Chiang Ching-kuo Foundation
The Chiang Ching-kuo Foundation for International Scholarly Exchange (CCKF; Chinese: 蔣經國國際學術交流基金會) is a private nonprofit organization located in Taipei, Taiwan, that provides support for research grants on Chinese studies in the humanities and social sciences at overseas institutions. It was founded in 1989 and named after Chiang Ching-kuo, the late President of the Republic of China from 1972 to 1988. The foundation also has a regional office in McLean, Virginia in the United States.
|Method||Donations and grants|
|Fredrick Chien, Chair|
Yun-han Chu, President
The Chiang Ching-kuo Foundation for International Scholarly Exchange was founded in 1989 by officials of the Kuomintang, the ruling party of the Republic of China. The stated motivation for the foundation stems from professors of Chinese descent at American universities becoming concerned about the decline of programs of Chinese studies at colleges and universities overseas, and their desire to reverse this situation. Chiang Ching-kuo is said to have favored creation of the foundation, and it was created as a living memorial to him. The foundation was patterned after the Fulbright Program in the United States.
The foundation's original endowment was US$86 million, consisting of $53 million from the Republic of China Ministry of Education and $33 million from private donors. The foundation then operates using the interest generated from this endowment, which as of 2004 was $3.4 million for a year. The foundation is governed by a board, consisting of prominent government officials, academics, people in industry, and assorted other citizens. As of 2011, the board had 19 members; its chair was Mao Kao-wen, and notable members included former Taiwan Province governor James Soong, Morris Chang of Taiwan Semiconductor Manufacturing Corporation, former Chinese University of Hong Kong Vice-Chancellor Lawrence Lau, and former Minister of Foreign Affairs Fredrick Chien. The Ministry of Education continues to have a strong voice in foundation decisions.
The foundation's principal goals are to foster the overseas study of Chinese culture and society, to support international scholarly exchange, to promote widespread attention to and understanding of Taiwan, and to promote academic dialogue on global issues.
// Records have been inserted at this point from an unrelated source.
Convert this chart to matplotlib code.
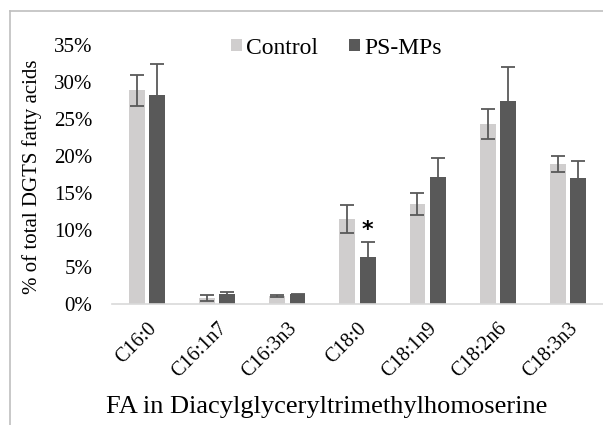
import matplotlib.pyplot as plt
import numpy as np
from matplotlib.lines import Line2D
from matplotlib.ticker import PercentFormatter

plt.rcParams['font.family'] = ['Liberation Serif', 'DejaVu Serif']

categories = ['C16:0', 'C16:1n7', 'C16:3n3', 'C18:0', 'C18:1n9', 'C18:2n6', 'C18:3n3']
control = [28.9, 0.8, 1.1, 11.5, 13.5, 24.3, 18.9]
control_err = [2.1, 0.35, 0.1, 1.9, 1.5, 2.0, 1.1]
ps_mps = [28.3, 1.4, 1.3, 6.3, 17.2, 27.5, 17.0]
ps_err = [4.2, 0.25, 0.1, 2.1, 2.5, 4.5, 2.3]

fig = plt.figure(figsize=(6.03, 4.25), dpi=100)
ax = fig.add_axes([112 / 603, 1 - 304 / 425, 491 / 603, 259 / 425])

x = np.arange(len(categories))
w = 0.225
errkw = dict(ecolor='#595959', elinewidth=1.3, capsize=5, capthick=1.3)
ax.bar(x - 0.145, control, w, yerr=control_err, color='#d0cece', label='Control', error_kw=errkw)
ax.bar(x + 0.145, ps_mps, w, yerr=ps_err, color='#595959', label='PS-MPs', error_kw=errkw)

# significance marker
ax.text(x[3] + 0.145, ps_mps[3] + ps_err[3] + 0.3, '*', ha='center', va='bottom',
        fontsize=16, fontweight='bold', family='DejaVu Sans')

ax.set_xlim(-0.5, len(categories) - 0.5)
ax.set_ylim(0, 35)
ax.set_yticks(range(0, 36, 5))
ax.yaxis.set_major_formatter(PercentFormatter(decimals=0))
ax.set_xticks(x)
ax.set_xticklabels(categories, rotation=45, ha='right', rotation_mode='anchor', fontsize=14.5)
ax.tick_params(axis='y', labelsize=15, length=0, pad=14)
ax.tick_params(axis='x', length=0, pad=11)
for s in ['top', 'right', 'left']:
    ax.spines[s].set_visible(False)
ax.spines['bottom'].set_color('#d9d9d9')
ax.spines['bottom'].set_linewidth(1.2)

ax.set_ylabel('% of total DGTS fatty acids', fontsize=15)
ax.yaxis.set_label_coords(-(112 - 42) / 491, 0.49)
fig.text(327 / 603, 1 - 407 / 425, 'FA in Diacylglyceryltrimethylhomoserine', ha='center', va='center', fontsize=19)

fig.legend(loc='center left', bbox_to_anchor=(231 / 603, 1 - 48 / 425), ncol=2, frameon=False, fontsize=17,
           handlelength=0.45, handleheight=0.45, handletextpad=0.2, columnspacing=1.3,
           borderaxespad=0, borderpad=0)

# chart frame lines (top and left)
fig.add_artist(Line2D([10 / 603, 10 / 603], [0, 1 - 11 / 425], color='#bfbfbf', lw=1.2))
fig.add_artist(Line2D([10 / 603, 1], [1 - 11 / 425, 1 - 11 / 425], color='#bfbfbf', lw=1.2))

fig.savefig('out.png', dpi=100)
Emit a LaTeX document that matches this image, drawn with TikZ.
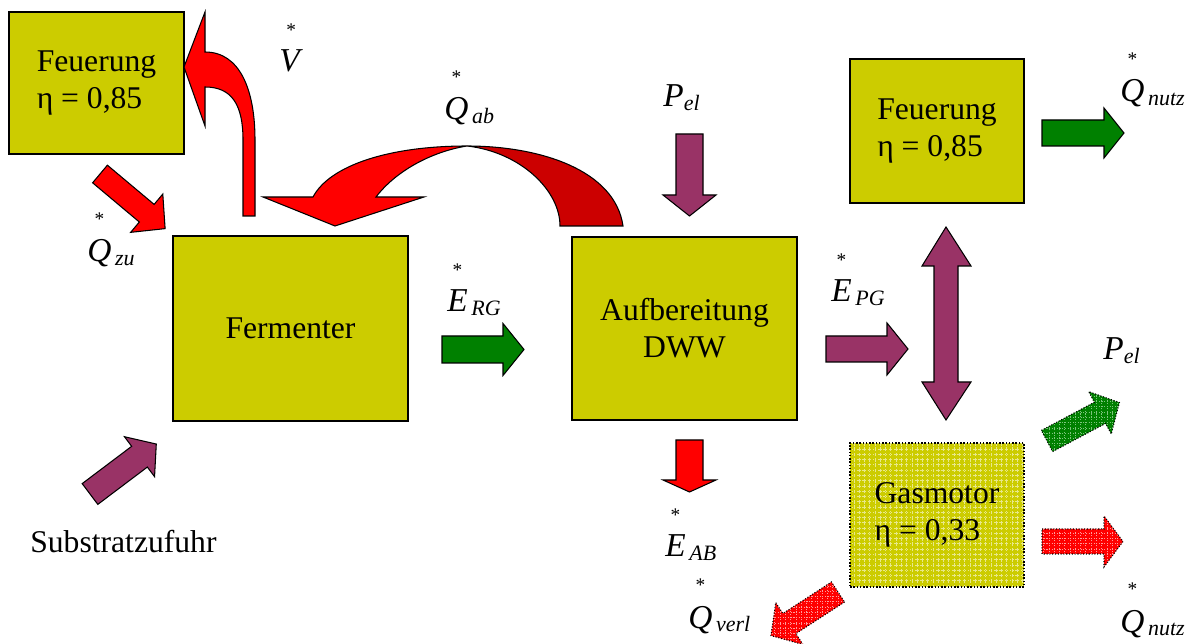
\documentclass[tikz,border=0pt]{standalone}
\usepackage{fontspec}
\setmainfont{Liberation Serif}
\usetikzlibrary{patterns}
\definecolor{bioInk}{HTML}{000000}
\definecolor{bioOlive}{HTML}{CCCC00}
\definecolor{bioOliveLight}{HTML}{E8E88A}
\definecolor{bioPlum}{HTML}{993366}
\definecolor{bioGreen}{HTML}{008000}
\definecolor{bioGreenLight}{HTML}{7CC47C}
\definecolor{bioRed}{HTML}{FF0000}
\definecolor{bioRedLight}{HTML}{FF9A9A}
\definecolor{bioDarkRed}{HTML}{CC0000}
\newcommand{\subfont}{\fontsize{12.5}{14}\selectfont\itshape}
\newcommand{\flux}[2]{\shortstack{{\fontsize{11}{11}\selectfont *}\\[5pt]\textit{#1}}\raisebox{-0.25ex}{\subfont\,#2}}
% outline of a block arrow: length / half shaft / half head / head length
\newcommand{\barrowpath}[4]{(0,-#2) -- ({#1-#4},-#2) -- ({#1-#4},-#3) -- (#1,0)
      -- ({#1-#4},#3) -- ({#1-#4},#2) -- (0,#2) -- cycle}
\tikzset{
  bio/box/.style={draw=bioInk, line width=0.85pt, fill=bioOlive,
    align=left, font=\fontsize{18}{21}\selectfont, inner sep=0pt},
  bio/hatchbox/.style={bio/box, densely dotted, preaction={fill=bioOlive},
    pattern=grid, pattern color=bioOliveLight},
  bio/arrow/.style={draw=bioInk, line width=0.6pt},
  bio/hatcharrow/.style={bio/arrow, densely dotted, pattern=grid},
  bio/label/.style={inner sep=0pt, anchor=base west,
    font=\fontsize{19}{22}\selectfont},
  pics/barrow/.style n args={4}{code={
    \path[pic actions] \barrowpath{#1}{#2}{#3}{#4};
  }},
  % same arrow, filled with #5 under the hatching
  pics/hbarrow/.style n args={5}{code={
    \fill[#5] \barrowpath{#1}{#2}{#3}{#4};
    \path[pic actions] \barrowpath{#1}{#2}{#3}{#4};
  }},
}
\begin{document}
\begin{tikzpicture}[
    x=0.02cm, y=-0.02cm,
    box/.style={bio/box},
    arrow/.style={bio/arrow},
    lbl/.style={bio/label},
]
\useasboundingbox (0,0) rectangle (1196,644);

% process boxes
\node[box, minimum width=3.5cm, minimum height=2.84cm] (feuerL) at (96.5,83) {Feuerung\\η = 0,85};
\node[box, align=center, minimum width=4.7cm, minimum height=3.7cm] (ferm) at (290.5,328.5) {Fermenter};
\node[box, align=center, minimum width=4.5cm, minimum height=3.66cm] (aufb) at (684.5,328.5) {Aufbereitung\\DWW};
\node[box, minimum width=3.48cm, minimum height=2.88cm] (feuerR) at (937,131) {Feuerung\\η = 0,85};
\node[bio/hatchbox, minimum width=3.48cm, minimum height=2.88cm] (gasm) at (937,515) {Gasmotor\\η = 0,33};

% straight block arrows
\pic[arrow, fill=bioGreen] at (442,349.5) {barrow={82}{13.5}{26}{21}};
\pic[arrow, fill=bioPlum] at (826,349) {barrow={82}{13}{26}{21}};
\pic[arrow, fill=bioPlum, rotate=-90] at (689.5,134) {barrow={82}{13.5}{26.5}{21}};
\pic[arrow, fill=bioRed, rotate=-90] at (689.5,440) {barrow={52}{13.5}{26.5}{12}};
\pic[arrow, fill=bioGreen] at (1042,133) {barrow={82}{13}{25}{20}};
\pic[arrow, fill=bioPlum, rotate=37] at (90,494) {barrow={83}{13}{25}{21}};
\pic[arrow, fill=bioRed, rotate=-40] at (100,174) {barrow={85}{11.5}{25}{24}};

% dotted, hatched arrows of the gas engine
\pic[bio/hatcharrow, pattern color=bioRedLight]
  at (1042,541.5) {hbarrow={81}{12.5}{25.5}{19}{bioRed}};
\pic[bio/hatcharrow, pattern color=bioGreenLight, rotate=28]
  at (1047,441) {hbarrow={82}{12}{24}{22}{bioGreen}};
\pic[bio/hatcharrow, pattern color=bioRedLight, rotate=213]
  at (838,592) {hbarrow={80}{12}{25}{22}{bioRed}};

% double arrow between gas line, burner and engine
\draw[arrow, fill=bioPlum] (946,227) -- (971,266) -- (958,266) -- (958,382) -- (971,382)
  -- (946,420) -- (922,382) -- (934,382) -- (934,266) -- (922,266) -- cycle;

% exhaust arrow up to the burner
\draw[arrow, fill=bioRed] (243,216) -- (243,140) .. controls (243,105) and (232,87) .. (205,87)
  -- (205,126) -- (184,67) -- (205,12) -- (205,52)
  .. controls (240,52) and (255,90) .. (255,140) -- (255,216) -- cycle;

% heat return arrow
\draw[arrow, fill=bioDarkRed] (623,226) .. controls (615,170) and (540,146) .. (467,146)
  .. controls (520,152) and (560,190) .. (560,226) -- cycle;
\draw[arrow, fill=bioRed] (467,146) .. controls (390,146) and (330,165) .. (313,197)
  -- (263,197) -- (335,226) -- (424,197) -- (376,197)
  .. controls (395,172) and (430,152) .. (467,146) -- cycle;

% flow labels
\node[lbl] (lV) at (279,72) {\flux{V}{}};
\node[lbl] (lQab) at (444,120) {\flux{Q}{ab}};
\node[lbl] (lQzu) at (87,262) {\flux{Q}{zu}};
\node[lbl] (lPel) at (663,107) {\textit{P}\raisebox{-0.25ex}{\subfont el}};
\node[lbl] (lERG) at (447,312) {\flux{E}{RG}};
\node[lbl] (lEPG) at (831,302) {\flux{E}{PG}};
\node[lbl] (lEAB) at (665,557) {\flux{E}{AB}};
\node[lbl] (lQverl) at (688,628) {\flux{Q}{verl}};
\node[lbl] (lQnutzA) at (1120,102) {\flux{Q}{nutz}};
\node[lbl] (lPelB) at (1103,360) {\textit{P}\raisebox{-0.25ex}{\subfont el}};
\node[lbl] (lQnutzB) at (1120,632) {\flux{Q}{nutz}};
\node[lbl, font=\fontsize{18}{21}\selectfont] (lSub) at (30,553) {Substratzufuhr};
\end{tikzpicture}
\end{document}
The foundation organizes its grants by four geographical areas: North America, Europe, Asia-Pacific, and domestic (Taiwan, Hong Kong, and Macao); historically, most of its activity has been with those in the United States.
In its first seven years of operation, the foundation spent $23 million on American scholarship. By 2001, many Western academics who were specialists in China were getting research funds from the foundation. By 2004, the foundation had supported nearly 2,000 projects overall.
The Chiang Ching-kuo Foundation provides research grants, fellowship grants, grants for conferences, seminars, and workshops, publication subsidies, doctoral fellowships (including for Taiwanese students abroad), and travel grants and visiting fellowships. In some cases, research that focuses on Taiwan's recent social, cultural, economic, or political development is encouraged, as are collaborative projects with scholars in Taiwan.
Grants from the foundation have sometimes proven controversial. In 1996, the University of California, Berkeley was offered $3 million for a new center to study ancient Chinese cultures, but the offer was dependent upon the university commemorating both the foundation and Chiang Ching-kuo. This brought about opposition to the proposed funding by students and scholars who objected to the history of political repression during the earlier years of Chiang's regime. They thought it would damage Berkeley's reputation and put Berkeley under undue control by the foundation, and who feared it would harm the university's research and exchange student dealings with the People's Republic of China. The director of the US office of the foundation said in response that political aspects are not a factor in the foundation's funding decisions. The university decided to name the program, but not the center, after Chiang and the foundation, causing the foundation to suspend the offer.
In the end, two centers for Sinological research were set up: The Chiang Ching-kuo International Sinological Center at Charles University (CCK-ISC) was established in 1997 at Charles University in Prague, and the Chiang Ching-kuo Center for Chinese Cultural and Institutional History was established in 1999 in conjunction with the Department of East Asian Languages and Cultures at Columbia University in New York.
Political complexities have also extended to scholars working in the People's Republic, who have worried that getting research funds from the foundation or other sources in Taiwan would lead to them being suspected as spying for or otherwise colluding with Taiwan.